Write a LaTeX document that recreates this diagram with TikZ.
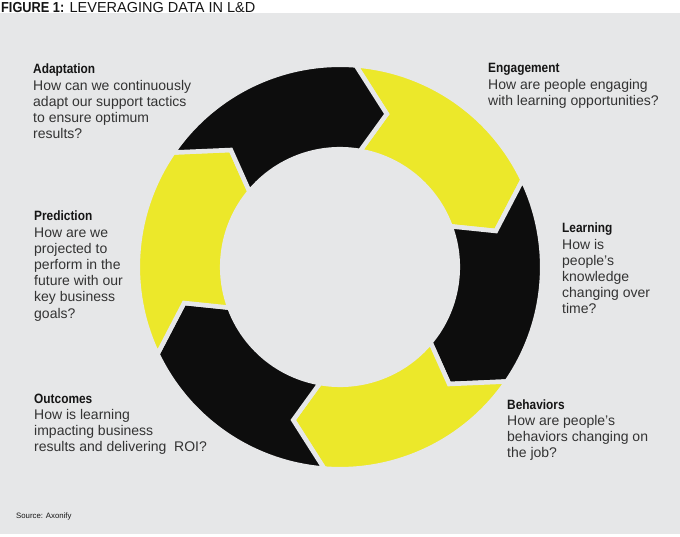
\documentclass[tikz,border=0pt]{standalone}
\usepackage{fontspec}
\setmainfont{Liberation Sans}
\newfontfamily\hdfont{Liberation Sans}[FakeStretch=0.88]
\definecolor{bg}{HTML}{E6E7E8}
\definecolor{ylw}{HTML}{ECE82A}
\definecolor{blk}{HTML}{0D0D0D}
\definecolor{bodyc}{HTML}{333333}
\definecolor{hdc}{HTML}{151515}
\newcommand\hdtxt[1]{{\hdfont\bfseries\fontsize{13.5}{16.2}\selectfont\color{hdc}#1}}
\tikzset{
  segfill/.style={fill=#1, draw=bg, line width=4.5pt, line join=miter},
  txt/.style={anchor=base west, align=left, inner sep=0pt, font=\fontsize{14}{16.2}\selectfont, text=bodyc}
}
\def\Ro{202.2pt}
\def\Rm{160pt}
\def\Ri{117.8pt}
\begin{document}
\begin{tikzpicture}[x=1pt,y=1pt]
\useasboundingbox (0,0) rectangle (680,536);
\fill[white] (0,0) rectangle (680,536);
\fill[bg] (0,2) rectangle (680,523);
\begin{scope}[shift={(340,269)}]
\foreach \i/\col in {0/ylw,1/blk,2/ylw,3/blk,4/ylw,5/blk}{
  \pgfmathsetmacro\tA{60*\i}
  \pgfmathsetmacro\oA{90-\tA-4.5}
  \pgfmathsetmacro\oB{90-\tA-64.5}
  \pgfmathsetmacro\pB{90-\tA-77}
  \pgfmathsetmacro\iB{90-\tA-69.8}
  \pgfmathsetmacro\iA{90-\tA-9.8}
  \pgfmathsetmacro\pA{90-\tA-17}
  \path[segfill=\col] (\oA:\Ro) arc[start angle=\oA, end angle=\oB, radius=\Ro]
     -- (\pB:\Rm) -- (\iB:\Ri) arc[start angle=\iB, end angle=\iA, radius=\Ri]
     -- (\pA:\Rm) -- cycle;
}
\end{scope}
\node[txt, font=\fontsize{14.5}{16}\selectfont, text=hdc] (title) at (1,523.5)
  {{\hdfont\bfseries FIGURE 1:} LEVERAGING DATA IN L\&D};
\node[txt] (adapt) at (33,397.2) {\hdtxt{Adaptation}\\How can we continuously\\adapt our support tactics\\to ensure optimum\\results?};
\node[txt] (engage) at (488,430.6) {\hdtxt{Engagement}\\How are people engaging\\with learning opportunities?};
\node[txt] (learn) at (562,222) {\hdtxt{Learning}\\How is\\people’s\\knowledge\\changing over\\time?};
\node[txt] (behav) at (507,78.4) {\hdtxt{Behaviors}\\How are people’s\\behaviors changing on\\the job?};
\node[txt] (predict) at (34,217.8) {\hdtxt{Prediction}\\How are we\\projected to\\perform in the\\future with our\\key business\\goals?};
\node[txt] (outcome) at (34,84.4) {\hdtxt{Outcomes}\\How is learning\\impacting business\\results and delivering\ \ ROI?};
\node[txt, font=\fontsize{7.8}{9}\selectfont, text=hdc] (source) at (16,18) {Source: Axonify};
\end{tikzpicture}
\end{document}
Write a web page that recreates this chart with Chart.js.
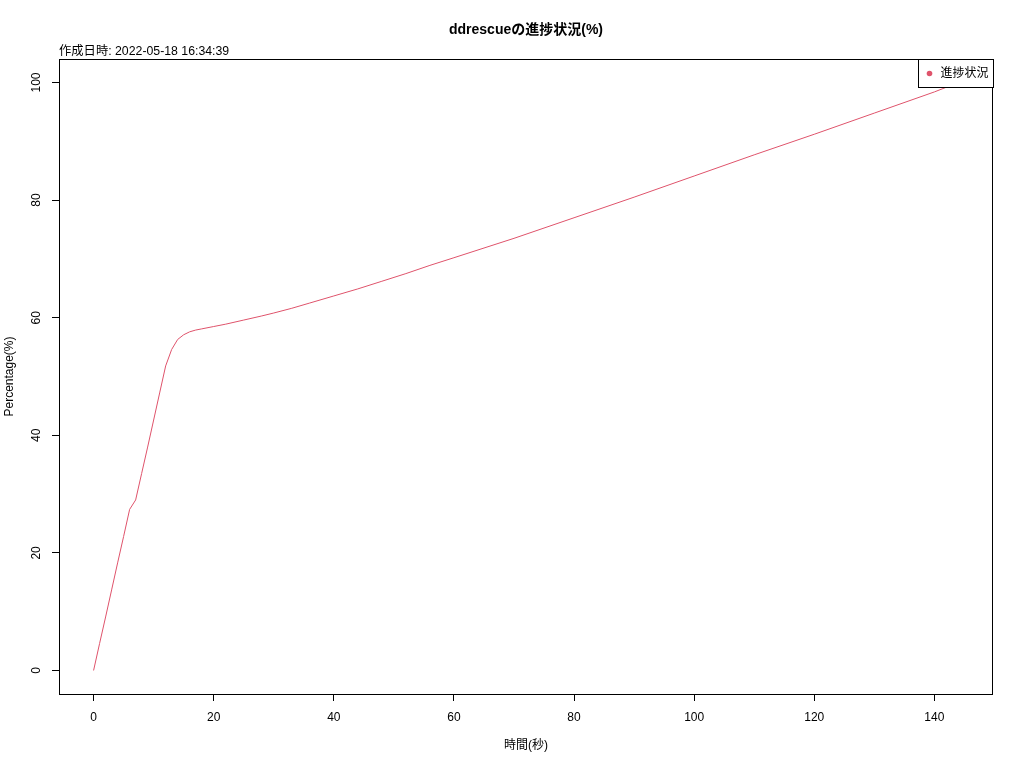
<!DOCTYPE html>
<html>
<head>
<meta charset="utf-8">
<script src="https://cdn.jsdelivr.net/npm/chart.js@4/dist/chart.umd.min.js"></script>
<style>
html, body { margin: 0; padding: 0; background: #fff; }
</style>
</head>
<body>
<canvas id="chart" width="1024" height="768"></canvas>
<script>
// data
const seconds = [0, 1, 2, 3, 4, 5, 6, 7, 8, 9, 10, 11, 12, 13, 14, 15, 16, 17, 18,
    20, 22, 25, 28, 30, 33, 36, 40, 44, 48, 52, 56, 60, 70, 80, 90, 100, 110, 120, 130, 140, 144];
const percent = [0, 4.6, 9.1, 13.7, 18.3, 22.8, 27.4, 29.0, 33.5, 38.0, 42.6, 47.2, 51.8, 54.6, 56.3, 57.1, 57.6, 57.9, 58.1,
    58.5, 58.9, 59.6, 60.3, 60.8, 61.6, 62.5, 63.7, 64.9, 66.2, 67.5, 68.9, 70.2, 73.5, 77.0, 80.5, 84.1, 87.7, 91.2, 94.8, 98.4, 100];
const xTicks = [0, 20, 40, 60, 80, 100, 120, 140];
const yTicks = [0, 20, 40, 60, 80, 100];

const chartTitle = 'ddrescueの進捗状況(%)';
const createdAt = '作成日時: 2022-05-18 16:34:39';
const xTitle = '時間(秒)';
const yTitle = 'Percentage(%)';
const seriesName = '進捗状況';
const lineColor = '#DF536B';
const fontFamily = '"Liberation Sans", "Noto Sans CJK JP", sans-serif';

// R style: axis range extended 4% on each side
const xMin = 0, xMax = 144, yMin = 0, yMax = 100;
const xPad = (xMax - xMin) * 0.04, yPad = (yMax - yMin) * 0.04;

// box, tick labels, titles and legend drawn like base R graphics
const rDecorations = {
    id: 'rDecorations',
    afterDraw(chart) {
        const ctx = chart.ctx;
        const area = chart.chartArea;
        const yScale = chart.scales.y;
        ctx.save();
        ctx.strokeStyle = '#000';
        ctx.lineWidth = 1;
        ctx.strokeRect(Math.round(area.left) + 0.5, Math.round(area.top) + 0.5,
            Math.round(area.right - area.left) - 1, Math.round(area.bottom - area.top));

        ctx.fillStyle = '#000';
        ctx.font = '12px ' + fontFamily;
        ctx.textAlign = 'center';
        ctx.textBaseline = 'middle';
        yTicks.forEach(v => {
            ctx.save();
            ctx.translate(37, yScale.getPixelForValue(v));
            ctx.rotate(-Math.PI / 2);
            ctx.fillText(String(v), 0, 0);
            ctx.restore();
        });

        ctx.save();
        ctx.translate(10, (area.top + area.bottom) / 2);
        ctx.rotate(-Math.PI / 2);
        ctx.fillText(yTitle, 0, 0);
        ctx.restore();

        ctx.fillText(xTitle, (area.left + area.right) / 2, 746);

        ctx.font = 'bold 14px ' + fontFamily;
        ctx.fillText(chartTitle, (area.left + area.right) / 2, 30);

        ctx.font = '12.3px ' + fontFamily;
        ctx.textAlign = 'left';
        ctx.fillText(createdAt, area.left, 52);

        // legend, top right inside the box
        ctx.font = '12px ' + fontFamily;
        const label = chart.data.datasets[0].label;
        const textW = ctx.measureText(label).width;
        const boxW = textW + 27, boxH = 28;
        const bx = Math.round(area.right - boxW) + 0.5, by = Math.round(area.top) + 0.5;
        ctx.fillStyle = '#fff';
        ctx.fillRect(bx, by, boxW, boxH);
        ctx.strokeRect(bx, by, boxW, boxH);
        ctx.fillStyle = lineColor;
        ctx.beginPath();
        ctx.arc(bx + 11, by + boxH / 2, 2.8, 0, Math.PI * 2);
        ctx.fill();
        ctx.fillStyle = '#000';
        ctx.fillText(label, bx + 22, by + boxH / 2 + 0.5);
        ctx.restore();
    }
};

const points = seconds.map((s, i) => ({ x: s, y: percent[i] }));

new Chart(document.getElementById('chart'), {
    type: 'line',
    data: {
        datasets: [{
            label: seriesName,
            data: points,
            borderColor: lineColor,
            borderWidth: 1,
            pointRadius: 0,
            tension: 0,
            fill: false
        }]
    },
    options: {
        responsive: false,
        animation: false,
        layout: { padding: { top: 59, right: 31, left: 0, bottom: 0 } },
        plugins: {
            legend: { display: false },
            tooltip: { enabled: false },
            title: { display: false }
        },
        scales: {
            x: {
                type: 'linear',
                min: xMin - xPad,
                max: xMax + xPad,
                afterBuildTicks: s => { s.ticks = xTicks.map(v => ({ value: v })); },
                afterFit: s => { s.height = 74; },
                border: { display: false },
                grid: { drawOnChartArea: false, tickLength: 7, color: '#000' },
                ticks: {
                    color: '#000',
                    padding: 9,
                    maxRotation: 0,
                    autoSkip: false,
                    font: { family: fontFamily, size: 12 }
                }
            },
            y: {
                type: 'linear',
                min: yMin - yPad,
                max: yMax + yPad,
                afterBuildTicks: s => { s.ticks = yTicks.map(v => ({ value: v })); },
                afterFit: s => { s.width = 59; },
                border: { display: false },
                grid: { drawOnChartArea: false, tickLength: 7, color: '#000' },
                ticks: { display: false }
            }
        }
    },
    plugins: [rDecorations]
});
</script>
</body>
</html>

EXERCISE BRIEF: Reproduce nothing but the lines from the one with "Write a web" to the one with "const yTicks = [0, 20, 40, 60, 80, 100];", both lines included, and keep every picture out of the copy.

EXERCISE OUTPUT:
Write a web page that recreates this chart with Chart.js.
<!DOCTYPE html>
<html>
<head>
<meta charset="utf-8">
<script src="https://cdn.jsdelivr.net/npm/chart.js@4/dist/chart.umd.min.js"></script>
<style>
html, body { margin: 0; padding: 0; background: #fff; }
</style>
</head>
<body>
<canvas id="chart" width="1024" height="768"></canvas>
<script>
// data
const seconds = [0, 1, 2, 3, 4, 5, 6, 7, 8, 9, 10, 11, 12, 13, 14, 15, 16, 17, 18,
    20, 22, 25, 28, 30, 33, 36, 40, 44, 48, 52, 56, 60, 70, 80, 90, 100, 110, 120, 130, 140, 144];
const percent = [0, 4.6, 9.1, 13.7, 18.3, 22.8, 27.4, 29.0, 33.5, 38.0, 42.6, 47.2, 51.8, 54.6, 56.3, 57.1, 57.6, 57.9, 58.1,
    58.5, 58.9, 59.6, 60.3, 60.8, 61.6, 62.5, 63.7, 64.9, 66.2, 67.5, 68.9, 70.2, 73.5, 77.0, 80.5, 84.1, 87.7, 91.2, 94.8, 98.4, 100];
const xTicks = [0, 20, 40, 60, 80, 100, 120, 140];
const yTicks = [0, 20, 40, 60, 80, 100];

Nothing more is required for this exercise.